In this research, we underscored autonomous vehicles’ susceptibility to cyber-attacks, stressing the need for potent security measures. Utilizing machine learning algorithms, we presented a Gradient Boosting-based detection procedure, exhibiting remarkable performance in mitigating threats, with an accuracy of 99.7% and a precision score of 0.987. The study’s outcomes highlight Gradient Boosting’s potential in tackling IoT and IIoT cyber threats. As autonomous vehicles assume critical tasks, the importance of their security amplifies. This research contributes valuable insights towards developing robust countermeasures and underscores the necessity for continued exploration in autonomous vehicle cybersecurity to safeguard these systems and the interconnected environment.

7 Conclusion

To conclude, this investigation illustrates the efficacious application of a Gradient Boosting methodology for tackling cyber threats in autonomous vehicle networks.
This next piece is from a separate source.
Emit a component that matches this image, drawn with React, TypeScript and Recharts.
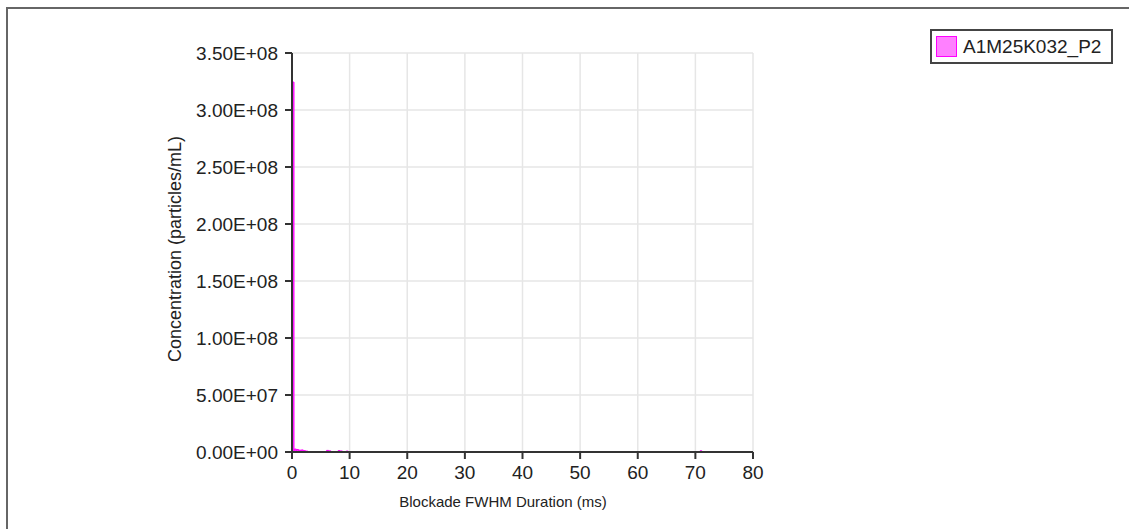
import React from "react";
import { BarChart, Bar, XAxis, YAxis, CartesianGrid, Label } from "recharts";

// histogram bins (ms) and concentration (particles/mL)
const binCenters = [0.2, 0.6, 1.0, 1.4, 1.8, 2.2, 2.6, 6.2, 6.6, 8.2, 8.6, 9.6, 71.0];
const concentration = [
  3.245e8, 2.6e6, 2.2e6, 1.6e6, 1.8e6, 1.2e6, 0.8e6, 1.4e6, 1.0e6, 1.2e6, 0.9e6, 0.8e6, 1.0e6,
];
const xTicks = [0, 10, 20, 30, 40, 50, 60, 70, 80];
const yTicks = [0, 5e7, 1e8, 1.5e8, 2e8, 2.5e8, 3e8, 3.5e8];
const seriesName = "A1M25K032_P2";

const data = binCenters.map((d, i) => ({ duration: d, value: concentration[i] }));

const FONT = '"Liberation Sans", Arial, sans-serif';
const TEXT = "#222";
const AXIS = "#333";

const sci = (v: number) => {
  if (v === 0) return "0.00E+00";
  const exp = Math.floor(Math.log10(Math.abs(v)));
  const mant = v / Math.pow(10, exp);
  return `${mant.toFixed(2)}E+${String(exp).padStart(2, "0")}`;
};

const LegendBox = () => (
  <div
    style={{
      position: "absolute",
      left: 930,
      top: 29,
      border: "2px solid #444",
      width: 183,
      height: 35,
      display: "flex",
      alignItems: "center",
      boxSizing: "border-box",
      fontFamily: FONT,
      fontSize: 19,
      color: TEXT,
      background: "#fff",
    }}
  >
    <span
      style={{
        display: "inline-block",
        width: 19,
        height: 19,
        background: "#ff80ff",
        border: "1.5px solid #ff00ff",
        marginLeft: 4,
        marginRight: 6,
      }}
    />
    {seriesName}
  </div>
);

export default function App() {
  return (
    <div style={{ position: "absolute", left: 0, top: 0, width: 1129, height: 529, background: "#fff" }}>
      <div
        style={{
          position: "absolute",
          left: 6,
          top: 7,
          width: 1123,
          height: 522,
          borderTop: "2px solid #666",
          borderLeft: "2px solid #666",
        }}
      />
      <BarChart
        width={1129}
        height={529}
        data={data}
        margin={{ top: 53, right: 376, bottom: 37, left: 172 }}
        style={{ position: "absolute", left: 0, top: 0 }}
      >
        <CartesianGrid stroke="#e6e6e6" strokeWidth={1.5} />
        <XAxis
          dataKey="duration"
          type="number"
          domain={[0, 80]}
          ticks={xTicks}
          height={40}
          tickSize={7}
          tickMargin={7}
          stroke={AXIS}
          strokeWidth={2}
          tick={{ fill: TEXT, fontSize: 19, fontFamily: FONT }}
        >
          <Label
            content={() => (
              <text x={503} y={507} textAnchor="middle" fill={TEXT} fontSize={15} fontFamily={FONT}>
                Blockade FWHM Duration (ms)
              </text>
            )}
          />
        </XAxis>
        <YAxis
          type="number"
          domain={[0, 3.5e8]}
          ticks={yTicks}
          width={120}
          tickSize={7}
          tickMargin={7}
          stroke={AXIS}
          strokeWidth={2}
          tickFormatter={sci}
          tick={{ fill: TEXT, fontSize: 19, fontFamily: FONT }}
        >
          <Label
            content={() => (
              <text
                x={175}
                y={249}
                textAnchor="middle"
                dominantBaseline="central"
                transform="rotate(-90 175 249)"
                fill={TEXT}
                fontSize={18}
                fontFamily={FONT}
              >
                Concentration (particles/mL)
              </text>
            )}
          />
        </YAxis>
        <Bar
          dataKey="value"
          name={seriesName}
          fill="#ff33ff"
          stroke="#ff00ff"
          strokeWidth={1}
          barSize={2}
          isAnimationActive={false}
        />
      </BarChart>
      <LegendBox />
    </div>
  );
}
We exhibited the method’s superiority in counteracting attacks such as MitM, DDoS, Deauth, and Replay through the utilization of diverse machine learning algorithms. Our results underline the essentiality of machine learning for autonomous vehicle security within the IoT and IIoT infrastructure. Continued research is imperative for the advancement of countermeasures and the adaptation to the progressively complex cyber threat landscape in autonomous vehicle technology.